7 To value-initialize an object of type T means:

  • ...
  • if T is a (possibly cv-qualified) non-union class type without a user-provided constructor, then the object is zero-initialized and, if T's implicitly-declared default constructor is non-trivial, that constructor is called.
  • ...

So in C++11, S().a should be zero: the object is zero-initialized before the constructor gets called, and the constructor never changes the value of a to anything else.

Prior to C++11, value initialization had a different description.

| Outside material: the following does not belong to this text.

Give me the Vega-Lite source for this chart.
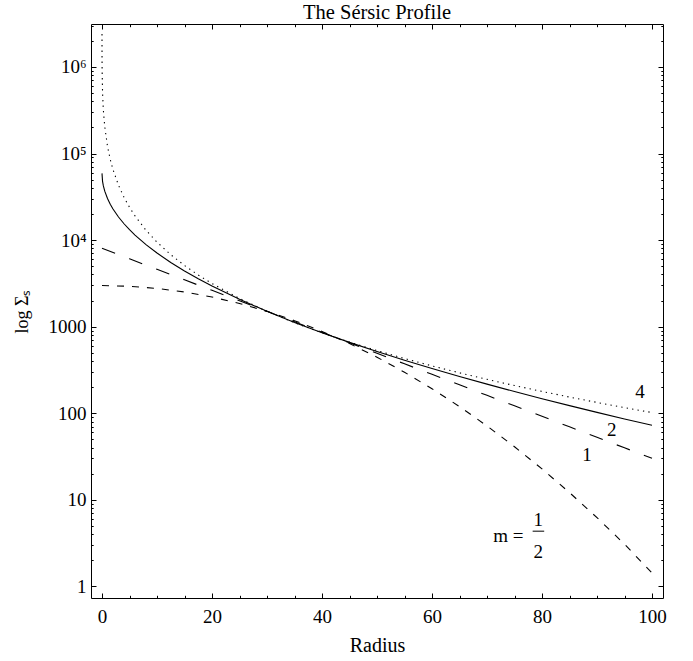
{
  "$schema": "https://vega.github.io/schema/vega-lite/v6.json",
  "width": 572,
  "height": 574,
  "autosize": {"type": "none"},
  "padding": {"left": 91, "top": 24, "right": 30, "bottom": 63},
  "background": "white",
  "title": {"text": "The Sérsic Profile", "font": "Liberation Serif", "fontSize": 20.5, "fontWeight": "normal", "color": "black", "anchor": "middle", "frame": "group", "offset": 0},
  "config": {
    "view": {"stroke": "black", "strokeWidth": 1},
    "axis": {"domain": false, "grid": false, "minExtent": 0, "tickColor": "black", "tickWidth": 1, "labelFont": "Liberation Serif", "labelFontSize": 19, "labelColor": "black", "titleFont": "Liberation Serif", "titleColor": "black", "titleFontWeight": "normal"}
  },
  "data": {"values": [
    {"m": 0.5, "r": 0, "sigma": 2979}, {"m": 0.5, "r": 5, "sigma": 2923}, {"m": 0.5, "r": 10, "sigma": 2760}, {"m": 0.5, "r": 15, "sigma": 2509}, {"m": 0.5, "r": 20, "sigma": 2196}, {"m": 0.5, "r": 25, "sigma": 1850}, {"m": 0.5, "r": 30, "sigma": 1500}, {"m": 0.5, "r": 35, "sigma": 1171}, {"m": 0.5, "r": 40, "sigma": 879.6}, {"m": 0.5, "r": 45, "sigma": 636.1}, {"m": 0.5, "r": 50, "sigma": 442.9}, {"m": 0.5, "r": 55, "sigma": 296.7}, {"m": 0.5, "r": 60, "sigma": 191.4}, {"m": 0.5, "r": 65, "sigma": 118.9}, {"m": 0.5, "r": 70, "sigma": 71.08}, {"m": 0.5, "r": 75, "sigma": 40.88}, {"m": 0.5, "r": 80, "sigma": 22.64}, {"m": 0.5, "r": 85, "sigma": 12.07}, {"m": 0.5, "r": 90, "sigma": 6.196}, {"m": 0.5, "r": 95, "sigma": 3.06}, {"m": 0.5, "r": 100, "sigma": 1.42},
    {"m": 1, "r": 0, "sigma": 8021}, {"m": 1, "r": 5, "sigma": 6066}, {"m": 1, "r": 10, "sigma": 4587}, {"m": 1, "r": 15, "sigma": 3469}, {"m": 1, "r": 20, "sigma": 2623}, {"m": 1, "r": 25, "sigma": 1984}, {"m": 1, "r": 30, "sigma": 1500}, {"m": 1, "r": 35, "sigma": 1134}, {"m": 1, "r": 40, "sigma": 857.9}, {"m": 1, "r": 45, "sigma": 648.8}, {"m": 1, "r": 50, "sigma": 490.6}, {"m": 1, "r": 55, "sigma": 371.0}, {"m": 1, "r": 60, "sigma": 280.6}, {"m": 1, "r": 65, "sigma": 212.2}, {"m": 1, "r": 70, "sigma": 160.5}, {"m": 1, "r": 75, "sigma": 121.4}, {"m": 1, "r": 80, "sigma": 91.77}, {"m": 1, "r": 85, "sigma": 69.4}, {"m": 1, "r": 90, "sigma": 52.49}, {"m": 1, "r": 95, "sigma": 39.69}, {"m": 1, "r": 100, "sigma": 30.02},
    {"m": 2, "r": 0, "sigma": 58970}, {"m": 2, "r": 0.1, "sigma": 47710}, {"m": 2, "r": 0.25, "sigma": 42180}, {"m": 2, "r": 0.5, "sigma": 36710}, {"m": 2, "r": 1, "sigma": 30170}, {"m": 2, "r": 1.5, "sigma": 25950}, {"m": 2, "r": 2, "sigma": 22850}, {"m": 2, "r": 3, "sigma": 18470}, {"m": 2, "r": 4, "sigma": 15430}, {"m": 2, "r": 5, "sigma": 13170}, {"m": 2, "r": 6, "sigma": 11420}, {"m": 2, "r": 8, "sigma": 8856}, {"m": 2, "r": 10, "sigma": 7080}, {"m": 2, "r": 12.5, "sigma": 5513}, {"m": 2, "r": 15, "sigma": 4397}, {"m": 2, "r": 17.5, "sigma": 3571}, {"m": 2, "r": 20, "sigma": 2942}, {"m": 2, "r": 25, "sigma": 2065}, {"m": 2, "r": 30, "sigma": 1500}, {"m": 2, "r": 35, "sigma": 1118}, {"m": 2, "r": 40, "sigma": 850}, {"m": 2, "r": 45, "sigma": 657}, {"m": 2, "r": 50, "sigma": 515.4}, {"m": 2, "r": 55, "sigma": 408.9}, {"m": 2, "r": 60, "sigma": 327.8}, {"m": 2, "r": 65, "sigma": 265.2}, {"m": 2, "r": 70, "sigma": 216.3}, {"m": 2, "r": 75, "sigma": 177.6}, {"m": 2, "r": 80, "sigma": 146.8}, {"m": 2, "r": 85, "sigma": 122.1}, {"m": 2, "r": 90, "sigma": 102.0}, {"m": 2, "r": 95, "sigma": 85.7}, {"m": 2, "r": 100, "sigma": 72.4},
    {"m": 4, "r": 0, "sigma": 2400000}, {"m": 4, "r": 0.005, "sigma": 1344000}, {"m": 4, "r": 0.02, "sigma": 936700}, {"m": 4, "r": 0.1, "sigma": 508500}, {"m": 4, "r": 0.25, "sigma": 316600}, {"m": 4, "r": 0.5, "sigma": 204300}, {"m": 4, "r": 1, "sigma": 121200}, {"m": 4, "r": 1.5, "sigma": 85470}, {"m": 4, "r": 2, "sigma": 65210}, {"m": 4, "r": 3, "sigma": 43030}, {"m": 4, "r": 4, "sigma": 31190}, {"m": 4, "r": 5, "sigma": 23910}, {"m": 4, "r": 6, "sigma": 19030}, {"m": 4, "r": 8, "sigma": 12980}, {"m": 4, "r": 10, "sigma": 9460}, {"m": 4, "r": 12.5, "sigma": 6774}, {"m": 4, "r": 15, "sigma": 5081}, {"m": 4, "r": 17.5, "sigma": 3944}, {"m": 4, "r": 20, "sigma": 3142}, {"m": 4, "r": 25, "sigma": 2111}, {"m": 4, "r": 30, "sigma": 1500}, {"m": 4, "r": 35, "sigma": 1110}, {"m": 4, "r": 40, "sigma": 846.8}, {"m": 4, "r": 45, "sigma": 662}, {"m": 4, "r": 50, "sigma": 527.7}, {"m": 4, "r": 55, "sigma": 427.6}, {"m": 4, "r": 60, "sigma": 351.4}, {"m": 4, "r": 65, "sigma": 292.3}, {"m": 4, "r": 70, "sigma": 245.7}, {"m": 4, "r": 75, "sigma": 208.3}, {"m": 4, "r": 80, "sigma": 178.1}, {"m": 4, "r": 85, "sigma": 153.3}, {"m": 4, "r": 90, "sigma": 132.9}, {"m": 4, "r": 95, "sigma": 115.8}, {"m": 4, "r": 100, "sigma": 101.5}
  ]},
  "resolve": {"axis": {"x": "independent", "y": "independent"}},
  "layer": [
    {
      "transform": [{"filter": "datum.m == 0.5"}],
      "mark": {"type": "line", "stroke": "black", "strokeWidth": 1.1, "strokeDash": [7, 8], "clip": true},
      "encoding": {
        "x": {"field": "r", "type": "quantitative", "scale": {"domain": [-2, 102], "nice": false, "zero": false},
          "axis": {"orient": "bottom", "values": [0, 20, 40, 60, 80, 100], "format": "d", "tickSize": -5, "labelPadding": 14, "labelFlush": false, "labelOverlap": false, "title": "Radius", "titleFontSize": 20, "titlePadding": 9}},
        "y": {"field": "sigma", "type": "quantitative", "scale": {"type": "log", "domain": [0.73, 3140000], "nice": false},
          "axis": {"orient": "left", "values": [1, 10, 100, 1000, 10000, 100000, 1000000], "tickSize": -5, "labelPadding": 10, "labelOverlap": false, "labelExpr": "datum.value >= 1000000 ? '10⁶' : datum.value >= 100000 ? '10⁵' : datum.value >= 10000 ? '10⁴' : format(datum.value, 'd')", "title": "log Σₛ", "titleFontSize": 18, "titlePadding": 17}}
      }
    },
    {
      "transform": [{"filter": "datum.m == 1"}],
      "mark": {"type": "line", "stroke": "black", "strokeWidth": 1.1, "strokeDash": [14, 15], "clip": true},
      "encoding": {
        "x": {"field": "r", "type": "quantitative", "scale": {"domain": [-2, 102], "nice": false, "zero": false},
          "axis": {"orient": "bottom", "values": [5, 10, 15, 25, 30, 35, 45, 50, 55, 65, 70, 75, 85, 90, 95], "tickSize": -2.7, "labels": false, "title": null}},
        "y": {"field": "sigma", "type": "quantitative", "scale": {"type": "log", "domain": [0.73, 3140000], "nice": false},
          "axis": {"orient": "left", "values": [2, 3, 4, 5, 6, 7, 8, 9, 20, 30, 40, 50, 60, 70, 80, 90, 200, 300, 400, 500, 600, 700, 800, 900, 2000, 3000, 4000, 5000, 6000, 7000, 8000, 9000, 20000, 30000, 40000, 50000, 60000, 70000, 80000, 90000, 200000, 300000, 400000, 500000, 600000, 700000, 800000, 900000, 2000000, 3000000], "tickSize": -2.2, "labels": false, "title": null}}
      }
    },
    {
      "transform": [{"filter": "datum.m == 2"}],
      "mark": {"type": "line", "stroke": "black", "strokeWidth": 1.1, "clip": true},
      "encoding": {
        "x": {"field": "r", "type": "quantitative", "scale": {"domain": [-2, 102], "nice": false, "zero": false},
          "axis": {"orient": "top", "values": [0, 20, 40, 60, 80, 100], "tickSize": -5, "labels": false, "title": null}},
        "y": {"field": "sigma", "type": "quantitative", "scale": {"type": "log", "domain": [0.73, 3140000], "nice": false},
          "axis": {"orient": "right", "values": [1, 10, 100, 1000, 10000, 100000, 1000000], "tickSize": -5, "labels": false, "title": null}}
      }
    },
    {
      "transform": [{"filter": "datum.m == 4"}],
      "mark": {"type": "line", "stroke": "black", "strokeWidth": 1.1, "strokeDash": [1.3, 4.2], "clip": true},
      "encoding": {
        "x": {"field": "r", "type": "quantitative", "scale": {"domain": [-2, 102], "nice": false, "zero": false},
          "axis": {"orient": "top", "values": [5, 10, 15, 25, 30, 35, 45, 50, 55, 65, 70, 75, 85, 90, 95], "tickSize": -2.7, "labels": false, "title": null}},
        "y": {"field": "sigma", "type": "quantitative", "scale": {"type": "log", "domain": [0.73, 3140000], "nice": false},
          "axis": {"orient": "right", "values": [2, 3, 4, 5, 6, 7, 8, 9, 20, 30, 40, 50, 60, 70, 80, 90, 200, 300, 400, 500, 600, 700, 800, 900, 2000, 3000, 4000, 5000, 6000, 7000, 8000, 9000, 20000, 30000, 40000, 50000, 60000, 70000, 80000, 90000, 200000, 300000, 400000, 500000, 600000, 700000, 800000, 900000, 2000000, 3000000], "tickSize": -2.2, "labels": false, "title": null}}
      }
    },
    {
      "data": {"values": [
        {"label": "4", "x": 97.8, "y": 175},
        {"label": "2", "x": 92.7, "y": 63.6},
        {"label": "1", "x": 88.2, "y": 32.7},
        {"label": "m =", "x": 73.9, "y": 3.79},
        {"label": "1", "x": 79.3, "y": 5.79},
        {"label": "2", "x": 79.3, "y": 2.47}
      ]},
      "mark": {"type": "text", "font": "Liberation Serif", "fontSize": 19, "color": "black", "align": "center", "baseline": "middle"},
      "encoding": {
        "x": {"field": "x", "type": "quantitative", "axis": null},
        "y": {"field": "y", "type": "quantitative", "axis": null},
        "text": {"field": "label"}
      }
    },
    {
      "data": {"values": [{"x": 78.3, "x2": 80.4, "y": 4.32}]},
      "mark": {"type": "rule", "stroke": "black", "strokeWidth": 1},
      "encoding": {
        "x": {"field": "x", "type": "quantitative", "axis": null},
        "x2": {"field": "x2"},
        "y": {"field": "y", "type": "quantitative", "axis": null}
      }
    }
  ]
}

Quoting N1577 (roughly C++03):

To value-initialize an object of type T means:

  • ...
  • if T is a non-union class type without a user-declared constructor, then every non-static data member and base-class component of T is value-initialized;
  • ...
  • otherwise, the object is zero-initialized

Here, value initialization of S did not call any constructor, but caused value initialization of its a and b members. Value initialization of that a member, then, caused zero initialization of that specific member. In C++03, the result was also guaranteed to be zero.

Even earlier than that, going to the very first standard, C++98:

The expression T(), where T is a simple-type-specifier (7.1.5.2) for a non-array complete object type or the (possibly cv-qualified) void type, creates an rvalue of the specified type, whose value is determined by default-initialization (8.5; no initialization is done for the void() case).

To default-initialize an object of type T means:

  • if T is a non-POD class type (clause 9), the default constructor for T is called (and the initialization is ill-formed if T has no accessible default constructor);
  • ...
  • otherwise, the storage for the object is zero-initialized.

So based on that very first standard, VC++ is correct: when you add a std::string member, S becomes a non-POD type, and non-POD types don't get zero initialization, they just have their constructor called. The implicitly generated default constructor for S does not initialise the a member.

So all compilers can be said to be correct, just following different versions of the standard.

As reported by @Columbo in the comments, later versions of VC++ do cause the a member to be initialized, in accordance with more recent versions of the C++ standard.